“How Does Someone Do That?”

Drop by if you’re in Austin this weekend. The Criterion Mobile Closet will be parked in front of the Paramount Theatre today through Monday, and who knows, you might bump into Richard Linklater. And of course, SXSW—“the springiest of any film festival,” as Alison Willmore calls it in the preview she’s written with Matt Jacobs for Vulture—opens today and runs through March 15.
- On Falling, Laura Carreira’s first feature, spends a week with Aurora (Joana Santos), a Portuguese migrant working in an Amazon-like warehouse in Scotland. “Carreira is particularly skilled at conjuring both the crushing banality and the otherworldly strangeness of Aurora’s working environment,” writes Rachel Pronger for Sight and Sound, and On Falling is “primarily an exploration of the cost of unfettered consumerism, a chilling exposé disguised as social realist drama.” Introducing her conversation with Carreira—who is also from Portugal and lives in Scotland—Pronger adds that the film is “the first great work of gig economy cinema.”
- When Želimir Žilnik’s Eighty Plus premiered in Berlin last month, MUBI’s Daniel Kasman wrote that “this disarmingly basic yet exceedingly sophisticated film . . . mobilizes a story covering the entire twentieth century of Serbian history.” Thirty years ago, Žilnik conjured what Fedor Tot, writing for Little White Lies, calls “a DIY miracle, made with Betamax tapes borrowed from an Austrian TV news crew (blown up later to 35 mm), and a cast drawn almost entirely from the trans and gay sex workers of the streets of Belgrade in the mid-’90s, as the Yugoslav wars raged on only a few hours from the capital.” Marble Ass (1995) will remind many of John Waters’s “chaotic, DIY early work, but it also harks towards Billy Wilder comedies, the American underground scene of the 1960s, and to Pedro Almodóvar’s ostentatious early works.”

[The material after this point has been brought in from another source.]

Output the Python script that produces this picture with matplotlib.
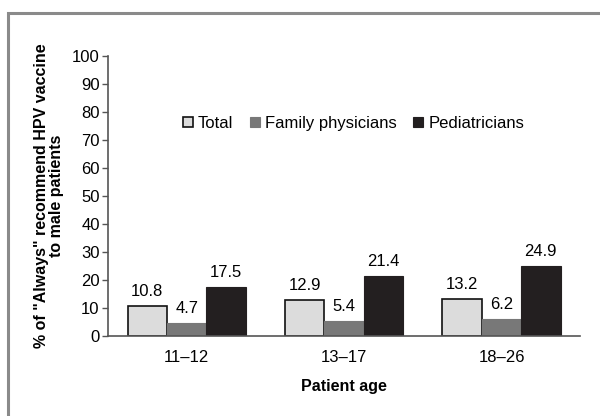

- In the eighth episode of Twin Peaks: The Return (2017), David Lynch “delivers an origin story for the figure of Bob, the spiritual manifestation of human evil, the way a child might,” writes Abe Beame for the Los Angeles Review of Books. Bob is “a disembodied head flying out of an atomic mushroom cloud, a moment that represents the birth of a sort of modern evil, but an evil you can easily imagine flying out of a severed head during the Crusades, or Christ’s wrists as he’s nailed to the cross, or the apple Eve is biting into before being ejected from the Garden of Eden. It’s the war of competing human impulses, a conflict that is ancient and incredibly simple.” The term Lynchian “resides somewhere in this idea and how Lynch is able to relate it. Whether happy or sad or scary, it’s the ability to express your very specific impossible interiority, your emotion and feeling and personal history, which lies beyond language, visually, in a way anyone can feel if not easily articulate.”
- Starting today, Netflix is streaming Errol Morris’s CHAOS: The Manson Murders, which is based in part on Tom O’Neill’s 2019 book. “In archival clips,” writes Alissa Wilkinson in the New York Times, Charles Manson’s “former followers, years after being deprogrammed from his influence, talk about his still being in their heads. How does someone do that?” At Crooked Marquee, Jason Bailey finds that Morris is even more interested in O’Neill, “who started investigating the Manson murders for a 1999 thirtieth-anniversary magazine piece and went into a rabbit hole for thirty more years. He blew his deadline, the publication itself went belly-up, he ran out of money, but he just kept digging, because there were all of these things in the story we were told—in prosecutor Vincent Bugliosi’s bestseller Helter Skelter, in the TV movie adaptation of that book, and in countless true crime books and documentaries much like this one—that simply did not add up.”
- Ben Rivers will be at Harvard Film Archive this weekend to discuss two of his films and to introduce Sunday night’s screening of Peter Watkins’s Edvard Munch (1974), which neatly coincides with Edvard Munch: Technically Speaking, an exhibition now on view at Harvard Art Museums through July 27. Bogancloch (2024) is Rivers’s third portrait of Jake Williams, “a generously bearded dreamer living back-to-the-land in the Scottish Highlands,” as Max Goldberg describes him for Film Comment. In a sequence toward the end, Williams prepares himself an outdoor bath. “Then, for the first time in a film otherwise characterized by static compositions,” writes Goldberg, “the camera moves, pulled skyward by some invisible force, as if splitting the difference between Tarkovsky’s The Sacrifice (1986) and Charles and Ray Eames’s Powers of Ten (1977) . . . It is, for me, an especially beautiful illustration of the insight that documentary realism needn’t preclude wild flights of fancy.”